Beware overuse of FAR 15
The overuse of FAR 15 and FAR 15-like procedures is part of the problem when it comes to streamlining acquisitions. While appropriate for highly complex acquisitions, before selecting FAR 15, consider what you are buying. Also, beware of "borrowing" FAR 15 best practices. GAO has long maintained that when an agency chooses to use FAR methods in other acquisitions (such as FAR 16.5) that it then be beholden to those standards.
For agile development services, you should then consider FAR 12 and 13 to make things more manageable. FAR 12.102 is applicale for the acquisition of supplies or services that meet the definition of commercial items at 2.101.
FAR Part 13 "Simplified Acquisition Procedures" prescribes policies and procedures for the acquisition of supplies an, including R&D. Now consider subpart 13.5 provides special authority for acquisitions of commercial items exceeding the simplified acquisition threshold but not exceeding $7 million. That is a lot of R&D.
Moreover, besides making a host of clauses and provisions inapplicable and therefore more approachable to non-traditional vendors;
FAR 13.103 calls for the use of standing price quotations. "Authorized individuals do not have to obtain individual quotations for each purchase. Standing price quotations may be used if— (a) The pricing information is current; and (b) The Government obtains the benefit of maximum discounts before award."
FAR 15.101 Best Value
All acquisitions conducted under FAR 15 are considered "best value." Lowest Price Technically Acceptable (LPTA) and Tradeoff are both intended to provide the best value given certain constraints.
Specifically, "An agency can obtain best value in negotiated acquisitions by using any one or a combination of source selection approaches. In different types of acquisitions, the relative importance of cost or price may vary."
For those who wonder, why an agency would ever consider LPTA, the FAR provides insight into that decision.
"For example, in acquisitions where the requirement is clearly definable and the risk of unsuccessful contract performance is minimal, cost or price may play a dominant role in source selection. The less definitive the requirement, the more development work required, or the greater the performance risk, the more technical or past performance considerations may play a dominant role in source selection."
LPTA can and should, have rigid technical qualifications, however, the agency may not make the decision to pay more for capability beyond what was required.
Tradeoff is, however, is preferred when the government would benefit from selecting other than "the lowest priced offeror or other than the highest technically rated offeror."
"Apples to Apples comparison" this phrase is used constantly for describing how the source selection must be set up.

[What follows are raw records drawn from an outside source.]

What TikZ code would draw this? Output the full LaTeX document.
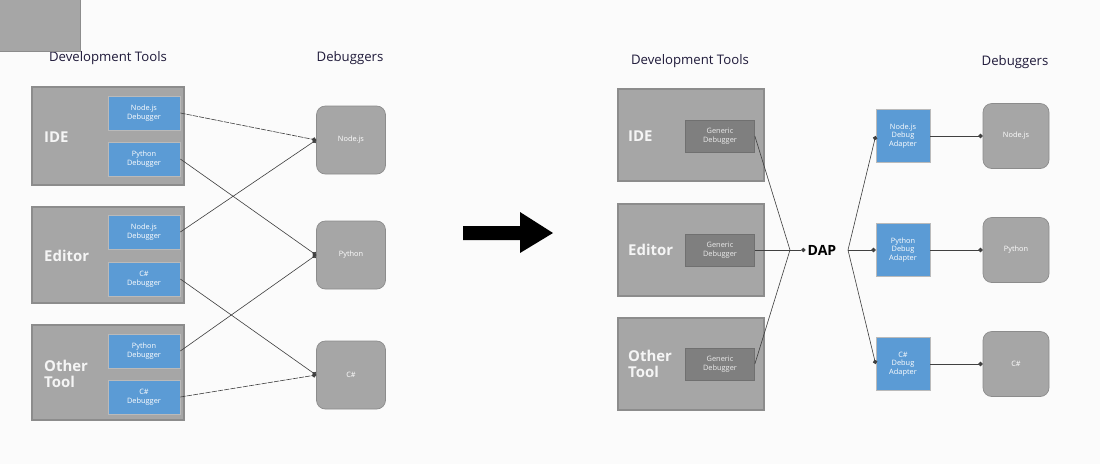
\documentclass[tikz,border=0pt]{standalone}
\usepackage{fontspec}
\setmainfont{Open Sans}
\usetikzlibrary{arrows.meta}
\definecolor{toolgray}{HTML}{A6A6A6}
\definecolor{edgegray}{HTML}{8C8C8C}
\definecolor{dbgblue}{HTML}{5B9BD5}
\definecolor{genericgray}{HTML}{7F7F7F}
\definecolor{titleink}{HTML}{1F1A3A}
\tikzset{
  tool/.style={draw=edgegray, fill=toolgray, line width=0.6pt, inner sep=0pt},
  plugin/.style={draw=edgegray!60, fill=dbgblue, text=white, align=center, inner sep=0pt, font=\fontsize{4.2}{5}\selectfont},
  generic/.style={draw=edgegray!80!black, fill=genericgray, text=white!85!gray, align=center, inner sep=0pt, font=\fontsize{4.2}{5}\selectfont},
  engine/.style={draw=edgegray, fill=toolgray, rounded corners=5pt, text=white, align=center, inner sep=0pt, font=\fontsize{4.2}{5}\selectfont},
  title/.style={text=titleink, font=\fontsize{7.5}{9}\selectfont},
  toolname/.style={text=white!92!gray, anchor=west, align=left, font=\bfseries\fontsize{8.5}{11}\selectfont},
  link/.style={draw=black!75, line width=0.35pt, -{Circle[length=2.5pt]}},
  dashlink/.style={link, dash pattern=on 3pt off 0.6pt}
}
\begin{document}
\begin{tikzpicture}[x=0.02cm, y=-0.02cm]
  \fill[white!97!gray] (0,0) rectangle (1100,464);
  \useasboundingbox (0,0) rectangle (1100,464);

  % before: every tool ships its own debuggers
  \node[title] (tleft)  at (108,58) {Development Tools};
  \node[title] (dleft)  at (350,58) {Debuggers};

  \node[tool, minimum width=152\pgflinewidth, minimum height=98\pgflinewidth] at (0,0) {};
  \path[tool] (32,87) rectangle (184,185);
  \path[tool] (32,207) rectangle (184,303);
  \path[tool] (32,325) rectangle (184,420);
  \node[toolname] (ide)   at (38,137) {IDE};
  \node[toolname] (edit)  at (38,256) {Editor};
  \node[toolname] (other) at (38,374) {Other\\[-2pt]Tool};

  \node[plugin, minimum width=72*0.02cm, minimum height=34*0.02cm] (ideNode)  at (144,113) {Node.js\\Debugger};
  \node[plugin, minimum width=72*0.02cm, minimum height=34*0.02cm] (idePy)    at (144,159) {Python\\Debugger};
  \node[plugin, minimum width=72*0.02cm, minimum height=34*0.02cm] (editNode) at (144,232) {Node.js\\Debugger};
  \node[plugin, minimum width=72*0.02cm, minimum height=34*0.02cm] (editCs)   at (144,279) {C\#\\Debugger};
  \node[plugin, minimum width=72*0.02cm, minimum height=34*0.02cm] (otherPy)  at (144,351) {Python\\Debugger};
  \node[plugin, minimum width=72*0.02cm, minimum height=34*0.02cm] (otherCs)  at (144,397) {C\#\\Debugger};

  \node[engine, minimum width=69*0.02cm, minimum height=68*0.02cm] (jsL) at (351,140) {Node.js};
  \node[engine, minimum width=69*0.02cm, minimum height=68*0.02cm] (pyL) at (351,255) {Python};
  \node[engine, minimum width=69*0.02cm, minimum height=68*0.02cm] (csL) at (351,375) {C\#};

  \draw[dashlink] (ideNode.east) -- (jsL.west);
  \draw[link] (idePy.east) -- (pyL.west);
  \draw[link] (editNode.east) -- (jsL.west);
  \draw[link] (editCs.east) -- (csL.west);
  \draw[link] (otherPy.east) -- (pyL.west);
  \draw[dashlink] (otherCs.east) -- (csL.west);

  % big arrow
  \fill[black] (463,226) -- (520,226) -- (520,212) -- (553,233) -- (520,253) -- (520,240) -- (463,240) -- cycle;

  % after: one generic debugger speaking DAP
  \node[title] (tright) at (690,61) {Development Tools};
  \node[title] (dright) at (1015,62) {Debuggers};

  \path[tool] (618,89) rectangle (764,181);
  \path[tool] (618,204) rectangle (764,296);
  \path[tool] (618,318) rectangle (764,410);
  \node[toolname] (ideR)   at (622,136) {IDE};
  \node[toolname] (editR)  at (622,250) {Editor};
  \node[toolname] (otherR) at (622,364) {Other\\[-2pt]Tool};

  \node[generic, minimum width=69*0.02cm, minimum height=32*0.02cm] (genIde)   at (720,136) {Generic\\Debugger};
  \node[generic, minimum width=69*0.02cm, minimum height=32*0.02cm] (genEdit)  at (720,250) {Generic\\Debugger};
  \node[generic, minimum width=69*0.02cm, minimum height=32*0.02cm] (genOther) at (720,364) {Generic\\Debugger};

  \coordinate (join) at (790,250);
  \node[font=\bfseries\fontsize{8}{10}\selectfont, inner sep=1pt] (dap) at (822,250) {DAP};
  \coordinate (fork) at (848,250);

  \node[plugin, minimum width=54*0.02cm, minimum height=53*0.02cm] (adNode) at (903,136) {Node.js\\Debug\\Adapter};
  \node[plugin, minimum width=54*0.02cm, minimum height=53*0.02cm] (adPy)   at (903,250) {Python\\Debug\\Adapter};
  \node[plugin, minimum width=54*0.02cm, minimum height=53*0.02cm] (adCs)   at (903,364) {C\#\\Debug\\Adapter};

  \node[engine, minimum width=66*0.02cm, minimum height=65*0.02cm] (jsR) at (1016,136) {Node.js};
  \node[engine, minimum width=66*0.02cm, minimum height=65*0.02cm] (pyR) at (1016,250) {Python};
  \node[engine, minimum width=66*0.02cm, minimum height=65*0.02cm] (csR) at (1016,364) {C\#};

  \draw[draw=black!75, line width=0.35pt] (genIde.east) -- (join);
  \draw[draw=black!75, line width=0.35pt] (genEdit.east) -- (join);
  \draw[draw=black!75, line width=0.35pt] (genOther.east) -- (join);
  \draw[link] (join) -- (dap.west);
  \draw[link] (fork) -- (adNode.west);
  \draw[link] (fork) -- (adPy.west);
  \draw[link] (fork) -- (adCs.west);
  \draw[link] (adNode.east) -- (jsR.west);
  \draw[link] (adPy.east) -- (pyR.west);
  \draw[link] (adCs.east) -- (csR.west);
\end{tikzpicture}
\end{document}
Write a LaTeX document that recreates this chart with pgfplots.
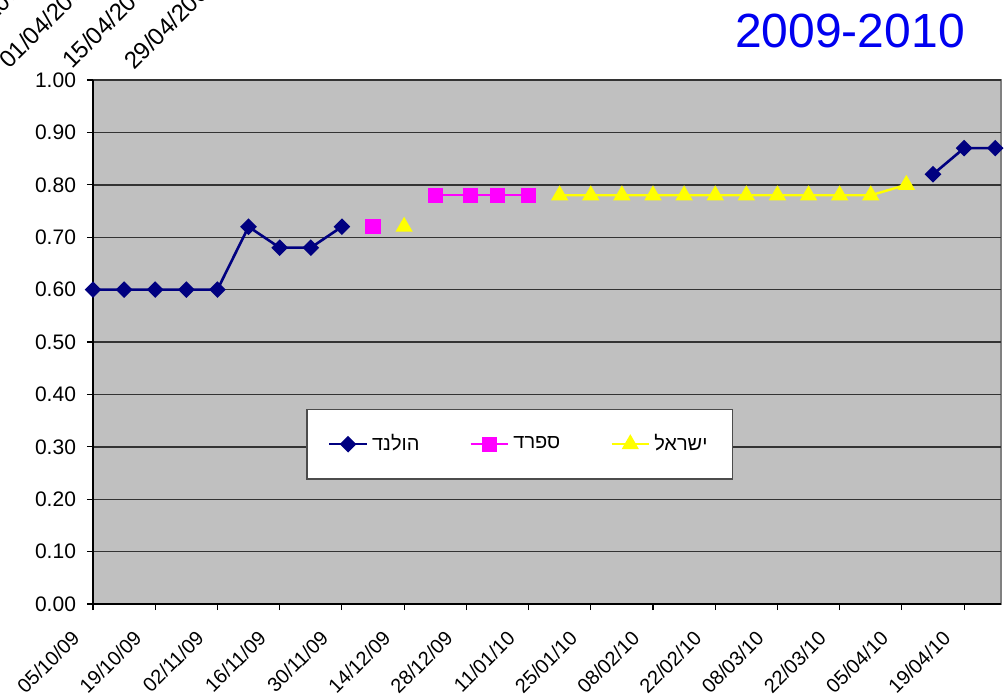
\documentclass[border=0pt]{standalone}
\usepackage{pgfplots}
\pgfplotsset{compat=1.18}
\usepackage{fontspec}
\setmainfont{Liberation Sans}
\newfontfamily\hebfont[Script=Hebrew]{Liberation Sans}
\TeXXeTstate=1
\definecolor{navyc}{HTML}{000080}
\definecolor{magc}{HTML}{FF00FF}
\definecolor{yelc}{HTML}{FFFF00}
\definecolor{silverc}{HTML}{C0C0C0}
\definecolor{titleblue}{HTML}{0000F0}
\begin{document}
\begin{tikzpicture}
\useasboundingbox (0,0) rectangle (504pt,349pt);
\begin{axis}[
  at={(46.5pt,47pt)}, anchor=south west,
  scale only axis, width=454pt, height=262pt,
  xmin=0, xmax=204.3, ymin=0, ymax=1,
  clip=false,
  axis background/.style={fill=silverc, draw=black!50, line width=0.6pt},
  axis x line*=bottom, axis y line*=left,
  axis line style={black, line width=0.6pt},
  tick align=outside,
  major tick length=3pt,
  tick style={black, line width=0.6pt},
  xtick={0,14,28,42,56,70,84,98,112,126,140,154,168,182,196},
  xticklabels={05/10/09,19/10/09,02/11/09,16/11/09,30/11/09,14/12/09,28/12/09,11/01/10,25/01/10,08/02/10,22/02/10,08/03/10,22/03/10,05/04/10,19/04/10},
  ytick={0,0.1,0.2,0.3,0.4,0.5,0.6,0.7,0.8,0.9,1.0},
  ymajorgrids,
  major grid style={black!80, line width=0.7pt},
  /pgf/number format/assume math mode=true,
  yticklabel style={/pgf/number format/fixed, /pgf/number format/fixed zerofill, /pgf/number format/precision=2, font=\fontsize{10.5}{12}\selectfont, xshift=-2pt},
  xticklabel style={font=\fontsize{10}{12}\selectfont, xshift=-11.3pt, yshift=-8pt, rotate=45, anchor=north east, inner sep=1pt},
  unbounded coords=jump,
  legend image code/.code={\draw[mark repeat=2,mark phase=2] plot coordinates {(0cm,0cm) (0.33cm,0cm) (0.66cm,0cm)};},
  legend style={at={(0.47,0.305)}, anchor=center, draw=black!70, fill=white, line width=0.7pt,
    legend columns=3, font=\fontsize{10}{12}\selectfont, inner xsep=10.5pt, inner ysep=10.5pt,
    /tikz/every even column/.append style={column sep=23pt}},
]
\addplot[color=navyc, line width=1.3pt, mark=square*, mark size=2.3pt, mark options={rotate=45, solid}]
coordinates {(0,0.60) (7,0.60) (14,0.60) (21,0.60) (28,0.60) (35,0.72) (42,0.68) (49,0.68) (56,0.72) (120,nan) (189,0.82) (196,0.87) (203,0.87)};
\addlegendentry{\hebfont\beginR הולנד\endR}
\addplot[color=magc, line width=1.2pt, mark=square*, mark size=3.2pt, mark options={solid}]
coordinates {(63,0.72) (70,nan) (77,0.78) (85,0.78) (91,0.78) (98,0.78)};
\addlegendentry{\hebfont\beginR ספרד\endR}
\addplot[color=yelc, line width=1.2pt, mark=triangle*, mark size=3.8pt, mark options={solid}]
coordinates {(70,0.72) (85,nan) (105,0.78) (112,0.78) (119,0.78) (126,0.78) (133,0.78) (140,0.78) (147,0.78) (154,0.78) (161,0.78) (168,0.78) (175,0.78) (183,0.80)};
\addlegendentry{\hebfont\beginR ישראל\endR}
\end{axis}
\node[anchor=base, text=titleblue, font=\fontsize{24}{28}\selectfont] at (425pt,325pt) {2009-2010};
\begin{scope}[every node/.style={font=\fontsize{12}{14}\selectfont, rotate=45, anchor=base west, inner sep=0pt}]
\node at (-27pt,314pt) {18/03/2009};
\node at (4.5pt,314pt) {01/04/2009};
\node at (36pt,314pt) {15/04/2009};
\node at (67pt,313.5pt) {29/04/2009};
\end{scope}
\end{tikzpicture}
\end{document}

But what if I don't want to compare apples to apples? Maybe I want to consider the virtues of apples as it compares to bananas or pineapples. The point is, if I tell vendors exactly what I want and let them tell me "how they would do it and for how much" I am not evaluating the vendor as much as my requirements. A disparity in pricing says more about the clarity of my requirements then the competitiveness of the offer.
Instead I should describe my vision, my objective, and how much I am will to invest initially. Only then can I really asses a vendors unique capability for meeting my needs. Instead of having them bring me a rock and guessing what I want to pay I would prefer they bring me what they consider the best tool for the job at a price I am willing to pay.
Value is not the cheapest way to get it done, it is getting the most done for what you are willing to pay.
Exchanges with Industry
Are you taking advantage of FAR 15.201 "Exchanges with industry before receipt of proposals?"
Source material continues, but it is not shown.